Written problem
Print all of the lines exactly. Any picture among them stays out.

Data excerpt
— Begin —

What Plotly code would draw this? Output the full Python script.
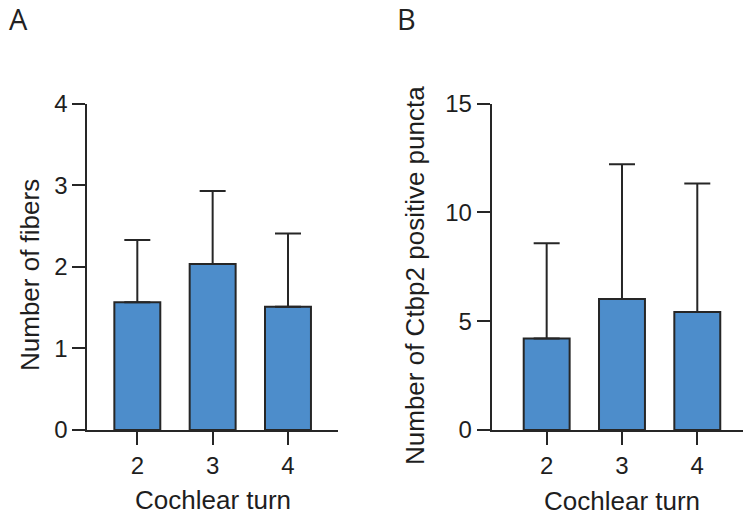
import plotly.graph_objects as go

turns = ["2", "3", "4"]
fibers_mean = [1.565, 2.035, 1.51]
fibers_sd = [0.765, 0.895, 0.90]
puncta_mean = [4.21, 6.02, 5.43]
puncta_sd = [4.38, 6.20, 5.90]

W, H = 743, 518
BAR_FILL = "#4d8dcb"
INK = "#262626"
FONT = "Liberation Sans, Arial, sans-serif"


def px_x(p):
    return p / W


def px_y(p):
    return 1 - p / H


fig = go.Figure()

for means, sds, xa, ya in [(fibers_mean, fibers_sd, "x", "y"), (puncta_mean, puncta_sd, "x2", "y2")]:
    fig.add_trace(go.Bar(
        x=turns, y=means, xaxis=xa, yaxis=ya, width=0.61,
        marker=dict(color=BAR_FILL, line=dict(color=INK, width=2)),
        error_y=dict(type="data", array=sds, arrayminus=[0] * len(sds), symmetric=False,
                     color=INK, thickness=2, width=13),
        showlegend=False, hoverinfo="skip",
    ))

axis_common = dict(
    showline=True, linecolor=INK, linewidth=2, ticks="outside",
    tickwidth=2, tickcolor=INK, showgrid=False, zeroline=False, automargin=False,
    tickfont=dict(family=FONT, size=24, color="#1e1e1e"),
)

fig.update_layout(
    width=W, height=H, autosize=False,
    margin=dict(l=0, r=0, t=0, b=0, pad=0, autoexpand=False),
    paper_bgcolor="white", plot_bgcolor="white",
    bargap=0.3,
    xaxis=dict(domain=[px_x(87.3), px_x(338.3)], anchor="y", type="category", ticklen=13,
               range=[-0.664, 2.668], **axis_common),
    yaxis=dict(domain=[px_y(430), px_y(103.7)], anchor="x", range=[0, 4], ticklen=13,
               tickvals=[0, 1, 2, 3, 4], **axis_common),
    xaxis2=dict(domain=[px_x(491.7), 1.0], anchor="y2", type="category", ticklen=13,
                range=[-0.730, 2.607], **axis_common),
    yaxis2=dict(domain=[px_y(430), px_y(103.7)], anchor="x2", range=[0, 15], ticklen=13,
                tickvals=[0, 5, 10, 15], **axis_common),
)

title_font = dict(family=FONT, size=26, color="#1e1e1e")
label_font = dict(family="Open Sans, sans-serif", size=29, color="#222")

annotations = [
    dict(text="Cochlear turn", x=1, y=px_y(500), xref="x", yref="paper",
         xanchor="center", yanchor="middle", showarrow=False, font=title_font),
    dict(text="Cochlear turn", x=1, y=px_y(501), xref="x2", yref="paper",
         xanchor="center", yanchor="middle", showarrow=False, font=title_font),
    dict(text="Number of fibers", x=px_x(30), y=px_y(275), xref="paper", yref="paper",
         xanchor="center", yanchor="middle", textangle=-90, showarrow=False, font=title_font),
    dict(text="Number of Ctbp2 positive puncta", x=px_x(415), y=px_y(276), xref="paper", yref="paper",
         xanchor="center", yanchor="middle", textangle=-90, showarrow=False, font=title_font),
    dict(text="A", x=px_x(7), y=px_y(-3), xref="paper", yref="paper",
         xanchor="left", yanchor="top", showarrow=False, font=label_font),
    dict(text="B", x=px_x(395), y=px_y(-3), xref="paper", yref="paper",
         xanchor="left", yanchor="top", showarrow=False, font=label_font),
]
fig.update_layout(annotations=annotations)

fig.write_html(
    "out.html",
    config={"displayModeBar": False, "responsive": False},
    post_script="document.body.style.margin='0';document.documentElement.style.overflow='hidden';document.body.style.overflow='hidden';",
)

— End —

Answer to the problem
What Plotly code would draw this? Output the full Python script.
import plotly.graph_objects as go

turns = ["2", "3", "4"]
fibers_mean = [1.565, 2.035, 1.51]
fibers_sd = [0.765, 0.895, 0.90]
puncta_mean = [4.21, 6.02, 5.43]
puncta_sd = [4.38, 6.20, 5.90]

W, H = 743, 518
BAR_FILL = "#4d8dcb"
INK = "#262626"
FONT = "Liberation Sans, Arial, sans-serif"


def px_x(p):
    return p / W


def px_y(p):
    return 1 - p / H


fig = go.Figure()

for means, sds, xa, ya in [(fibers_mean, fibers_sd, "x", "y"), (puncta_mean, puncta_sd, "x2", "y2")]:
    fig.add_trace(go.Bar(
        x=turns, y=means, xaxis=xa, yaxis=ya, width=0.61,
        marker=dict(color=BAR_FILL, line=dict(color=INK, width=2)),
        error_y=dict(type="data", array=sds, arrayminus=[0] * len(sds), symmetric=False,
                     color=INK, thickness=2, width=13),
        showlegend=False, hoverinfo="skip",
    ))

axis_common = dict(
    showline=True, linecolor=INK, linewidth=2, ticks="outside",
    tickwidth=2, tickcolor=INK, showgrid=False, zeroline=False, automargin=False,
    tickfont=dict(family=FONT, size=24, color="#1e1e1e"),
)

fig.update_layout(
    width=W, height=H, autosize=False,
    margin=dict(l=0, r=0, t=0, b=0, pad=0, autoexpand=False),
    paper_bgcolor="white", plot_bgcolor="white",
    bargap=0.3,
    xaxis=dict(domain=[px_x(87.3), px_x(338.3)], anchor="y", type="category", ticklen=13,
               range=[-0.664, 2.668], **axis_common),
    yaxis=dict(domain=[px_y(430), px_y(103.7)], anchor="x", range=[0, 4], ticklen=13,
               tickvals=[0, 1, 2, 3, 4], **axis_common),
    xaxis2=dict(domain=[px_x(491.7), 1.0], anchor="y2", type="category", ticklen=13,
                range=[-0.730, 2.607], **axis_common),
    yaxis2=dict(domain=[px_y(430), px_y(103.7)], anchor="x2", range=[0, 15], ticklen=13,
                tickvals=[0, 5, 10, 15], **axis_common),
)

title_font = dict(family=FONT, size=26, color="#1e1e1e")
label_font = dict(family="Open Sans, sans-serif", size=29, color="#222")

annotations = [
    dict(text="Cochlear turn", x=1, y=px_y(500), xref="x", yref="paper",
         xanchor="center", yanchor="middle", showarrow=False, font=title_font),
    dict(text="Cochlear turn", x=1, y=px_y(501), xref="x2", yref="paper",
         xanchor="center", yanchor="middle", showarrow=False, font=title_font),
    dict(text="Number of fibers", x=px_x(30), y=px_y(275), xref="paper", yref="paper",
         xanchor="center", yanchor="middle", textangle=-90, showarrow=False, font=title_font),
    dict(text="Number of Ctbp2 positive puncta", x=px_x(415), y=px_y(276), xref="paper", yref="paper",
         xanchor="center", yanchor="middle", textangle=-90, showarrow=False, font=title_font),
    dict(text="A", x=px_x(7), y=px_y(-3), xref="paper", yref="paper",
         xanchor="left", yanchor="top", showarrow=False, font=label_font),
    dict(text="B", x=px_x(395), y=px_y(-3), xref="paper", yref="paper",
         xanchor="left", yanchor="top", showarrow=False, font=label_font),
]
fig.update_layout(annotations=annotations)

fig.write_html(
    "out.html",
    config={"displayModeBar": False, "responsive": False},
    post_script="document.body.style.margin='0';document.documentElement.style.overflow='hidden';document.body.style.overflow='hidden';",
)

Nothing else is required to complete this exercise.